━━ Record list ━━

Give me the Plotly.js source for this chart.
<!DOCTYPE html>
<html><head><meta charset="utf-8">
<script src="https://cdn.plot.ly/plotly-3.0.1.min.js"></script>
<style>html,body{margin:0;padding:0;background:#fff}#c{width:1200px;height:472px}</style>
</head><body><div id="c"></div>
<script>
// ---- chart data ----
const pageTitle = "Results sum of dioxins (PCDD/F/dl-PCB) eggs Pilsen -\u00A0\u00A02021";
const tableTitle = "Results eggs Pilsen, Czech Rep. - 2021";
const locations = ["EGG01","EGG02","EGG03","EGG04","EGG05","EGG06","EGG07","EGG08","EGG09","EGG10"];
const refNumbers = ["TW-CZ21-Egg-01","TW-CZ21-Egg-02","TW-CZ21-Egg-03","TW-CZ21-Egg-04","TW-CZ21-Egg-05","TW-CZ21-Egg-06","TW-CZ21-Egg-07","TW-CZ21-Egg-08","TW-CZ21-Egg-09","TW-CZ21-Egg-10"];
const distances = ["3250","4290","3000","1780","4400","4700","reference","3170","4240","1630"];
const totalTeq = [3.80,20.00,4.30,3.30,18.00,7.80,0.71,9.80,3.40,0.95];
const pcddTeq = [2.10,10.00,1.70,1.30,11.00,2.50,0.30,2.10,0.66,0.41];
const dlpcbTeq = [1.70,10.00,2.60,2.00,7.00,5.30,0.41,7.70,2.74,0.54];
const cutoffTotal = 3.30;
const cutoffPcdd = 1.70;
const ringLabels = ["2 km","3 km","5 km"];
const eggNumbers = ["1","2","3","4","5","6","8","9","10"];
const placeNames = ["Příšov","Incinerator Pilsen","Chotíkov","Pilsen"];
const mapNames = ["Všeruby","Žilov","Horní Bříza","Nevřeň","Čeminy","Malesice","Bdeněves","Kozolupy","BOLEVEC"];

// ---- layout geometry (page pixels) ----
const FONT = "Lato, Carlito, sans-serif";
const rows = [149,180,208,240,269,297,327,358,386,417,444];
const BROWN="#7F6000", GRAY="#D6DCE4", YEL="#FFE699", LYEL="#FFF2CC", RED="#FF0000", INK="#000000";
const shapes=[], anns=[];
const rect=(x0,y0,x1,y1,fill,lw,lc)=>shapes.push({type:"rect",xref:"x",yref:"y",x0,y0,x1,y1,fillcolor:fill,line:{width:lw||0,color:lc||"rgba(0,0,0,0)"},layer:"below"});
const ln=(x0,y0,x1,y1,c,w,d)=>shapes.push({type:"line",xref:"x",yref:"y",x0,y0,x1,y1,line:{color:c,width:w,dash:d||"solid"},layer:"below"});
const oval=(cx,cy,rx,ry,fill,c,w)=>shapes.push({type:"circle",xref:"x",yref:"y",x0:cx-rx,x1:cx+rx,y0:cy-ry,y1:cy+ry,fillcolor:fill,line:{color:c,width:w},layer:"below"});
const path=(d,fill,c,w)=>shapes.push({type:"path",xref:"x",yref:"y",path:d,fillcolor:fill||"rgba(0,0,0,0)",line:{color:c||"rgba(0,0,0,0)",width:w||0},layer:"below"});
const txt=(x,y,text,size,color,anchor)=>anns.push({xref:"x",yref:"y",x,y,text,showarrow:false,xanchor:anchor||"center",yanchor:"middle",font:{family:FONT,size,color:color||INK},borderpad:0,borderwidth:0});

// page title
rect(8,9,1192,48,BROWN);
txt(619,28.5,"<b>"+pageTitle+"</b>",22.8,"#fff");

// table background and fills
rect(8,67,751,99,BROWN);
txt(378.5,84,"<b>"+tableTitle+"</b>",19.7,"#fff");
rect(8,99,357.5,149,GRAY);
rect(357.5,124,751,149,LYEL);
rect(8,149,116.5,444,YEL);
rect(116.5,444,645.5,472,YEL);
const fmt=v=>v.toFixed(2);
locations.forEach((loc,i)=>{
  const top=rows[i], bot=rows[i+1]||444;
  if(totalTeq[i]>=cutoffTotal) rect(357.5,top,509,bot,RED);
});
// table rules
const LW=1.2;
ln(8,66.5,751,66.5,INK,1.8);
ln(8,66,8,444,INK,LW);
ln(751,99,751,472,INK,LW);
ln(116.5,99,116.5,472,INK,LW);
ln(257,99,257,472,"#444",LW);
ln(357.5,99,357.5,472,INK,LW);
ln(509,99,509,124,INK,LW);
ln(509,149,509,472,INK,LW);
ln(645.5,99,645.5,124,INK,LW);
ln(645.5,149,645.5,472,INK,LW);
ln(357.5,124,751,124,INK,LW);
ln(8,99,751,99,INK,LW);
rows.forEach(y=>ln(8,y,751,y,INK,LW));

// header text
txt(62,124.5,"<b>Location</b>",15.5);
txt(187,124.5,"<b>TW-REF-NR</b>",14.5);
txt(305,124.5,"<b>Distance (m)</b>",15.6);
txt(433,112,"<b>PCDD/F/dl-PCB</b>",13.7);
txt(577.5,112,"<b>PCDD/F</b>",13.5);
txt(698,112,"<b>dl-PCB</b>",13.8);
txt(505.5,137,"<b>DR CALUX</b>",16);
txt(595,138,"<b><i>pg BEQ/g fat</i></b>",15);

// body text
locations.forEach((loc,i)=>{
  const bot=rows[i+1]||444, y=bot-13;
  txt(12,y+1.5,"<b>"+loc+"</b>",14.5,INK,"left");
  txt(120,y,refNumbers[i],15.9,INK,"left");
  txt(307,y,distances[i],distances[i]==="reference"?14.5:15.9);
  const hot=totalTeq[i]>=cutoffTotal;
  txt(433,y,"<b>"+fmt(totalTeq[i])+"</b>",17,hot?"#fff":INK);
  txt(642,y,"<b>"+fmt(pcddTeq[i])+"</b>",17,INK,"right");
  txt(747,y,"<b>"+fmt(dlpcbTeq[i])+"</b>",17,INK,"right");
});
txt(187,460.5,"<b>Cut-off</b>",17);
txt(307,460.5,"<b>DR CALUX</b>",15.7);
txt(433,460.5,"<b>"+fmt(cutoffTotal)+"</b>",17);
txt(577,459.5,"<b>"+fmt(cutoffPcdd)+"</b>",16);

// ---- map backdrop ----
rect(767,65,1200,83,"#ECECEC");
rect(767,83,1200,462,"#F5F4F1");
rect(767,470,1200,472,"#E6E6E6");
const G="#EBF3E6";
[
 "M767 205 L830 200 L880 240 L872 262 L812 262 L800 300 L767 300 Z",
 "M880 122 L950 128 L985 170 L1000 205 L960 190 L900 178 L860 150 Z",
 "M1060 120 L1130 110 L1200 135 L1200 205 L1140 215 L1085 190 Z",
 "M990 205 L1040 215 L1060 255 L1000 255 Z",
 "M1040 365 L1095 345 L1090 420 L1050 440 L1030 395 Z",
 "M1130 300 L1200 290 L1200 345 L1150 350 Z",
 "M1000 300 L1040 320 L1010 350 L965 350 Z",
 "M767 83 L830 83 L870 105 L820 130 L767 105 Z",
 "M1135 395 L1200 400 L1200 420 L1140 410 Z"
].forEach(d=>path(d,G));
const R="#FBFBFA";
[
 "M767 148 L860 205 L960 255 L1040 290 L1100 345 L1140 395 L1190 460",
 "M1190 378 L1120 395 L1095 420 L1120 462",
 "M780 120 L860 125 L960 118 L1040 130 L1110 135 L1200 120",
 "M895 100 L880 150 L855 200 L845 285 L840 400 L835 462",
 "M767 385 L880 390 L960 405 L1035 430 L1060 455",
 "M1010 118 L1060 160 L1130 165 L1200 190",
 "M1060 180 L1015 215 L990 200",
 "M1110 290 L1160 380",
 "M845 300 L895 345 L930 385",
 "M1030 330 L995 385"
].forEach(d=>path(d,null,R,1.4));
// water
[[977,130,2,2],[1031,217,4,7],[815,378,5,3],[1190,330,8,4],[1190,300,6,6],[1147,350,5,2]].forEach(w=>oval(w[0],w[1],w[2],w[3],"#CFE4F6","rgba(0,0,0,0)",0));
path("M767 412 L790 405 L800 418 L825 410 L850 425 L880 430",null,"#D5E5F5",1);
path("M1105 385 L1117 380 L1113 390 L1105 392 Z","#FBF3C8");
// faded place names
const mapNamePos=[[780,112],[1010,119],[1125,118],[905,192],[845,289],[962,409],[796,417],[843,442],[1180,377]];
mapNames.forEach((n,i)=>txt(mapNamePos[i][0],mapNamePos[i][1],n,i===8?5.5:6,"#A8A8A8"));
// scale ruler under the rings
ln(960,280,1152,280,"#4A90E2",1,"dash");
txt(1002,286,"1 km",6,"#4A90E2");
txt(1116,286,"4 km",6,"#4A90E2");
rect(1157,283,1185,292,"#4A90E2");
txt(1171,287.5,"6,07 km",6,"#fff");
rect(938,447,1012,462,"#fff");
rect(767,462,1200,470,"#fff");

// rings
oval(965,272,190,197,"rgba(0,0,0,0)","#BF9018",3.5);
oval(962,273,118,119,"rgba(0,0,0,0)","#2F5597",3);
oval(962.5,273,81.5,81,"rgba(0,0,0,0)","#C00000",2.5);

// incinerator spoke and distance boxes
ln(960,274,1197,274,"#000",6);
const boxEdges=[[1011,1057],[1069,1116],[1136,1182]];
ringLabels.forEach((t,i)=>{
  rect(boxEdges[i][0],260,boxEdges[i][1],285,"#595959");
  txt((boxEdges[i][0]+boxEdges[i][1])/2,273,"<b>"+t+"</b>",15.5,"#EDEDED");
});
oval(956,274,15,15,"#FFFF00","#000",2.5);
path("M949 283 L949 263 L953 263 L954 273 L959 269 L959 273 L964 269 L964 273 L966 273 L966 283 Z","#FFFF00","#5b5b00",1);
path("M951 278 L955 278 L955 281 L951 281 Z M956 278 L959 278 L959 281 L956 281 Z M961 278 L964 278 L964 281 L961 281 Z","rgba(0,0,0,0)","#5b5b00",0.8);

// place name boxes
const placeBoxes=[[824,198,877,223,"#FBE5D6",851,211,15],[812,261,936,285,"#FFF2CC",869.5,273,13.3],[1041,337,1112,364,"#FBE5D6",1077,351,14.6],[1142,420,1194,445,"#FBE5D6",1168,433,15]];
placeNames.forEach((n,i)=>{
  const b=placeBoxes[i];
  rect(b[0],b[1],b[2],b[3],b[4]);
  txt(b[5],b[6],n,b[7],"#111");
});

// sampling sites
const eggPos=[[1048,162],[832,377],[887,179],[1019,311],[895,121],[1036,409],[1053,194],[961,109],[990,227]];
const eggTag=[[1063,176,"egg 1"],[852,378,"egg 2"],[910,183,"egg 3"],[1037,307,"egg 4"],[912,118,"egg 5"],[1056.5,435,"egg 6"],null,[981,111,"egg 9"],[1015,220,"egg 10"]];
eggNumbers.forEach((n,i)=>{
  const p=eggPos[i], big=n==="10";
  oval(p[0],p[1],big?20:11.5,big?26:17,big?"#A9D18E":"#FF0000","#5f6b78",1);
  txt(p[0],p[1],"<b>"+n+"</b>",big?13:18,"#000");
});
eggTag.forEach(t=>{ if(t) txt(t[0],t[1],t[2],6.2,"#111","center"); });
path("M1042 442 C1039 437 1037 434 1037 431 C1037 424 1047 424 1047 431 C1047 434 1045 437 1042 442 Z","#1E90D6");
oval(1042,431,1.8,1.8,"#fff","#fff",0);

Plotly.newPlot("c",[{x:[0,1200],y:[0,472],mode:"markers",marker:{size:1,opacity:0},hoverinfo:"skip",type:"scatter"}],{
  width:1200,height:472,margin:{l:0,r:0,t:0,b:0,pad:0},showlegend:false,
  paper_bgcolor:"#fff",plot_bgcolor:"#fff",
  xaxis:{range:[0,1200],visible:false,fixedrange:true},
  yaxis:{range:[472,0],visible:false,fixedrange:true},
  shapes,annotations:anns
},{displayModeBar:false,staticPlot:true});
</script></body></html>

━━━
━━ Record list ━━

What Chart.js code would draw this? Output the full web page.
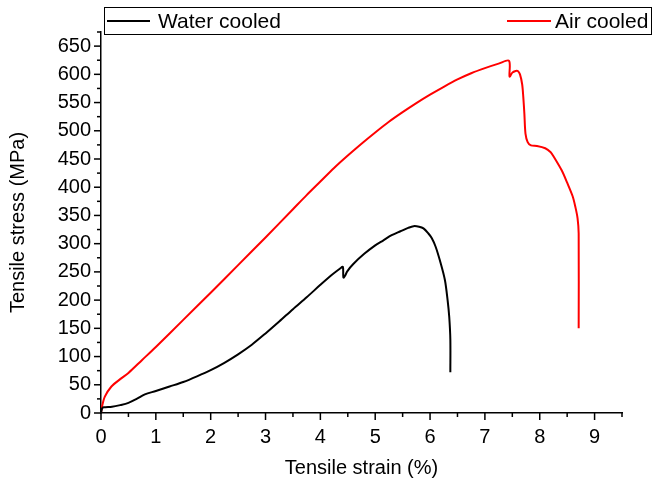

━━━
━━ Record list ━━

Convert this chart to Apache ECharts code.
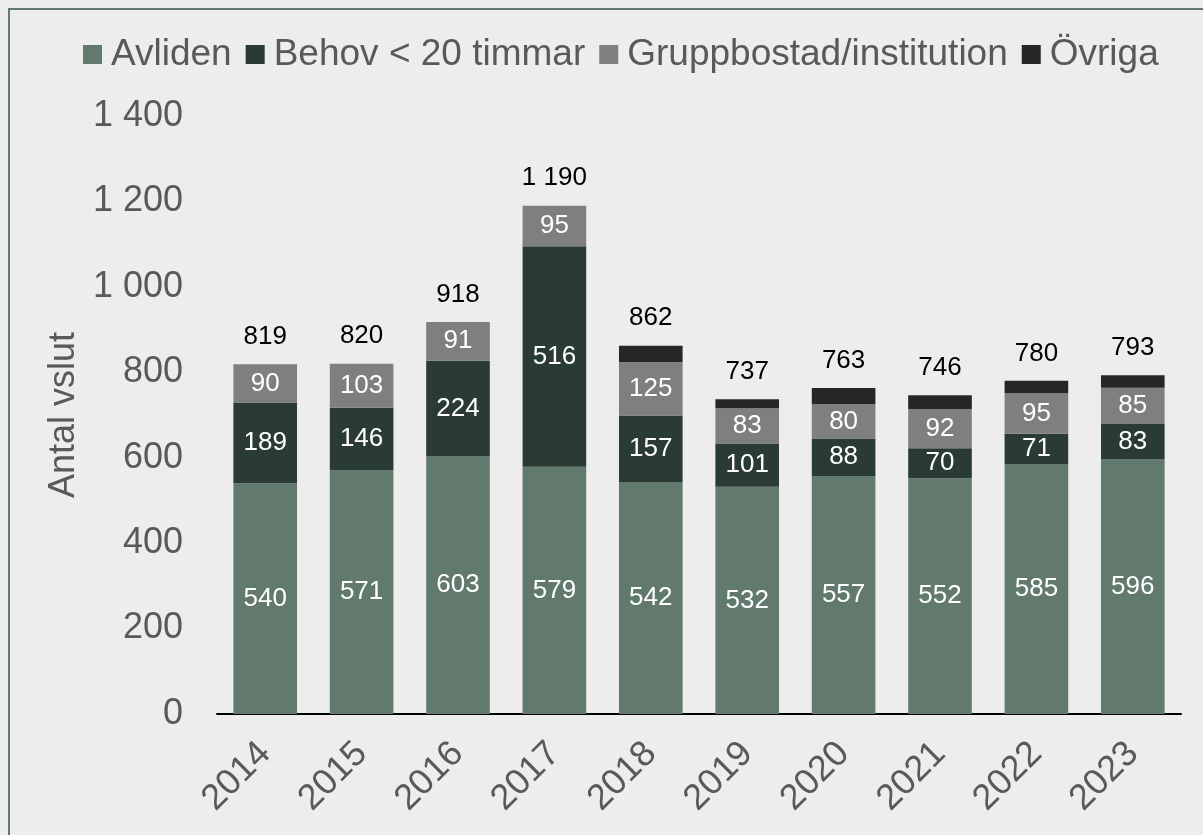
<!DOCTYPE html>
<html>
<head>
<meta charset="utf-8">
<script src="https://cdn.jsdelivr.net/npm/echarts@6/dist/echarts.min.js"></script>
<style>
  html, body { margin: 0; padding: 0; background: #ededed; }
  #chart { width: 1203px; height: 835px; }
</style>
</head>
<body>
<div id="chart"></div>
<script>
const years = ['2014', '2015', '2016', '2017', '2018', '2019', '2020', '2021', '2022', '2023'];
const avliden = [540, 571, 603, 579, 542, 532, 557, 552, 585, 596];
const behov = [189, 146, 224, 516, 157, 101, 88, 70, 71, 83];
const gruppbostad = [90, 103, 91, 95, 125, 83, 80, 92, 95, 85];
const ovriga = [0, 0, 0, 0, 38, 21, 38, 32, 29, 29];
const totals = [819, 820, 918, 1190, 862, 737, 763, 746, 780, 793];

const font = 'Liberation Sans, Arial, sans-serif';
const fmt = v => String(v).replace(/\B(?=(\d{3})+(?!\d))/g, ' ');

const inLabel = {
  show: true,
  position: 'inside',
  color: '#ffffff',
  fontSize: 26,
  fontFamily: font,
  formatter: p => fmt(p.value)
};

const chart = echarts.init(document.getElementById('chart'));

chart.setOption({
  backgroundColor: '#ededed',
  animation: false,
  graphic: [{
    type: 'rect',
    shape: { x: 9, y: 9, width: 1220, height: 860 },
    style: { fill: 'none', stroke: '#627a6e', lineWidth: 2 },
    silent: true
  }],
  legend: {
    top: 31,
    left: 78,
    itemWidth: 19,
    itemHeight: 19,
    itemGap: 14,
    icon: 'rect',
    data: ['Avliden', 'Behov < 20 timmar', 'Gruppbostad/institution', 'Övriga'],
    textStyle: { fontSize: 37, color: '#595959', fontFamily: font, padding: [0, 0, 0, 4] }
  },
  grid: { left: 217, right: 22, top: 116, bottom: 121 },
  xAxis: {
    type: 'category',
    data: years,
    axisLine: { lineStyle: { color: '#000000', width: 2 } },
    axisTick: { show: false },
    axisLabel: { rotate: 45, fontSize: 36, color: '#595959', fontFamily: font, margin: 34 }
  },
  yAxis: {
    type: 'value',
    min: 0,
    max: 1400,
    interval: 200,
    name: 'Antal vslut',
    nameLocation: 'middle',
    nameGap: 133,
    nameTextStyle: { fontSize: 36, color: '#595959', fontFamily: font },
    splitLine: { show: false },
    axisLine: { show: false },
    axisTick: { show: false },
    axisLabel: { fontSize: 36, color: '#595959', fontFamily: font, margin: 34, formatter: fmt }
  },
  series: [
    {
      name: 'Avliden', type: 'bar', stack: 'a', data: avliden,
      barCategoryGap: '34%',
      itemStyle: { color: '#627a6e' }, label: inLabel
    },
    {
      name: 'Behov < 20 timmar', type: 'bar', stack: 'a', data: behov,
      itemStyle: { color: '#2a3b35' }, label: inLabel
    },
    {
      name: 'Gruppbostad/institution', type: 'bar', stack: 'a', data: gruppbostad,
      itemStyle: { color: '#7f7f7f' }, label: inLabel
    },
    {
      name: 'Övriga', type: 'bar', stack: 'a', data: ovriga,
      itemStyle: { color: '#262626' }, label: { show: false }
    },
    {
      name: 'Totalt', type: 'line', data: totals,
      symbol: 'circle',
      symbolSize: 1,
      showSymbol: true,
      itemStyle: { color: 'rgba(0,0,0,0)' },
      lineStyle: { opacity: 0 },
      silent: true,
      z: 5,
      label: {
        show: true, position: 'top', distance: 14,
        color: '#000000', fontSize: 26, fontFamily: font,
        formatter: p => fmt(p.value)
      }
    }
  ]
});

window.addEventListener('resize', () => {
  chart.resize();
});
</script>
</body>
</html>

━━━

• _Exercise brief_
Set down exactly the lines above, from the line containing "Convert this chart to Apache ECharts code." through the line containing "const chart = echarts.init(document.getElementById('chart'));". Skip the pictures.

• _Task answer_
Convert this chart to Apache ECharts code.
<!DOCTYPE html>
<html>
<head>
<meta charset="utf-8">
<script src="https://cdn.jsdelivr.net/npm/echarts@6/dist/echarts.min.js"></script>
<style>
  html, body { margin: 0; padding: 0; background: #ededed; }
  #chart { width: 1203px; height: 835px; }
</style>
</head>
<body>
<div id="chart"></div>
<script>
const years = ['2014', '2015', '2016', '2017', '2018', '2019', '2020', '2021', '2022', '2023'];
const avliden = [540, 571, 603, 579, 542, 532, 557, 552, 585, 596];
const behov = [189, 146, 224, 516, 157, 101, 88, 70, 71, 83];
const gruppbostad = [90, 103, 91, 95, 125, 83, 80, 92, 95, 85];
const ovriga = [0, 0, 0, 0, 38, 21, 38, 32, 29, 29];
const totals = [819, 820, 918, 1190, 862, 737, 763, 746, 780, 793];

const font = 'Liberation Sans, Arial, sans-serif';
const fmt = v => String(v).replace(/\B(?=(\d{3})+(?!\d))/g, ' ');

const inLabel = {
  show: true,
  position: 'inside',
  color: '#ffffff',
  fontSize: 26,
  fontFamily: font,
  formatter: p => fmt(p.value)
};

const chart = echarts.init(document.getElementById('chart'));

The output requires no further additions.